Definition of Keyness

The term "key word", though it is in common use, is not defined in Linguistics. This program identifies key words on a mechanical basis by comparing patterns of frequency. (A human being, on the other hand, may choose a phrase or a superordinate as a key word.)

A word is said to be "key" if

a)        it occurs in the text at least as many times as the user has specified as a minimum frequency

b)        its frequency in the text when compared with its frequency in a reference corpus is such that the statistical probability as computed by an appropriate procedure is smaller than or equal to a p value specified by the user

c)        in addition, the strength of keyness must be at least as great as the minimum log ratio set by the user.


positive and negative keyness

A word which is positively key occurs more often than would be expected by chance in comparison with the reference corpus.

A word which is negatively key occurs less often than would be expected by chance in comparison with the reference corpus.


typical key words

KeyWords will usually throw up 3 kinds of words as "key".

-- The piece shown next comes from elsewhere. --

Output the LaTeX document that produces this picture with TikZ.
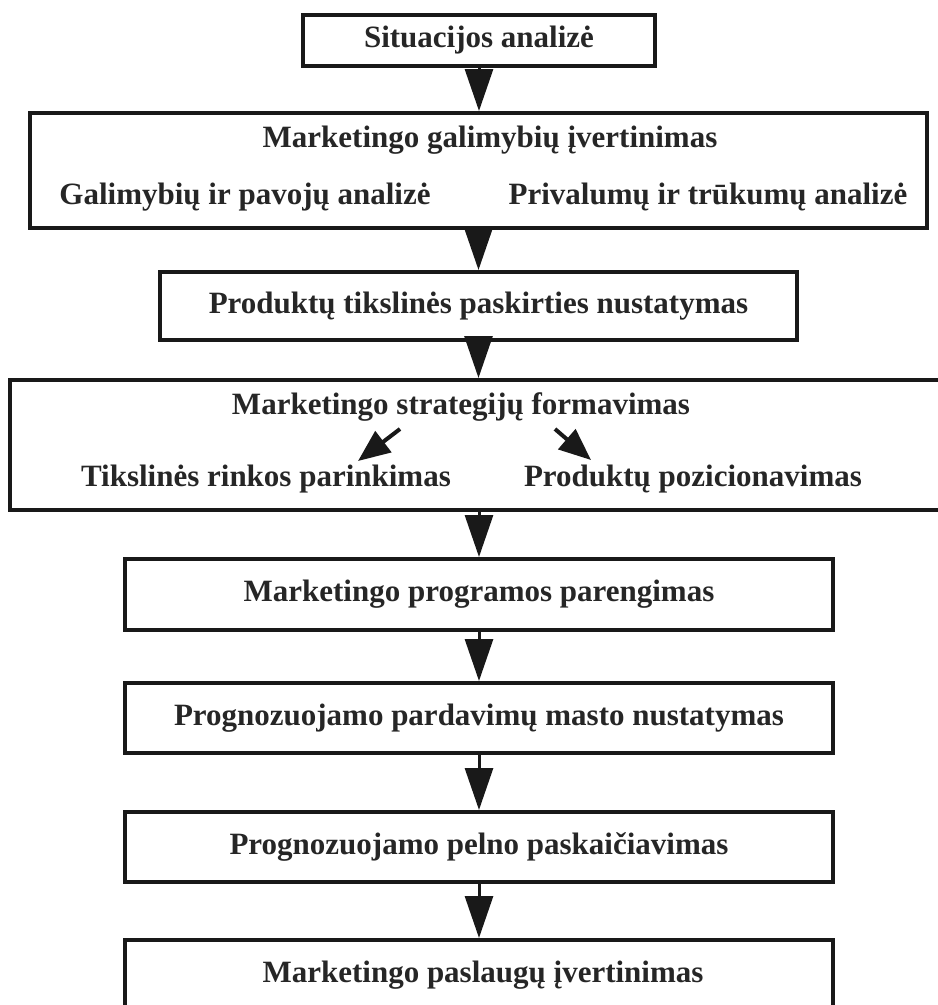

First, there will be proper nouns. Proper nouns are often key in texts, though a text about racing could wrongly identify as key, names of horses which are quite incidental to the story. This can be avoided by specifying a higher Minimum Frequency.


Second, there are key words that human beings would recognise. The program is quite good at finding these, and they give a good indication of the text's "aboutness". (All the same, the program does not group synonyms, and a word which only occurs once in a text may sometimes be "key" for a human being. And KeyWords will not identify key phrases unless you are comparing word-lists based on word clusters.)


Third, there are high-frequency words like because or shall or already. These would not usually be identified by the reader as key. They may be key indicators more of style than of "aboutness". But the fact that KeyWords identifies such words should prompt you to go back to the text, perhaps with Concord (just choose Compute | Concordance WSImage_102_concordance_24), to investigate why such words have cropped up with unusual frequencies.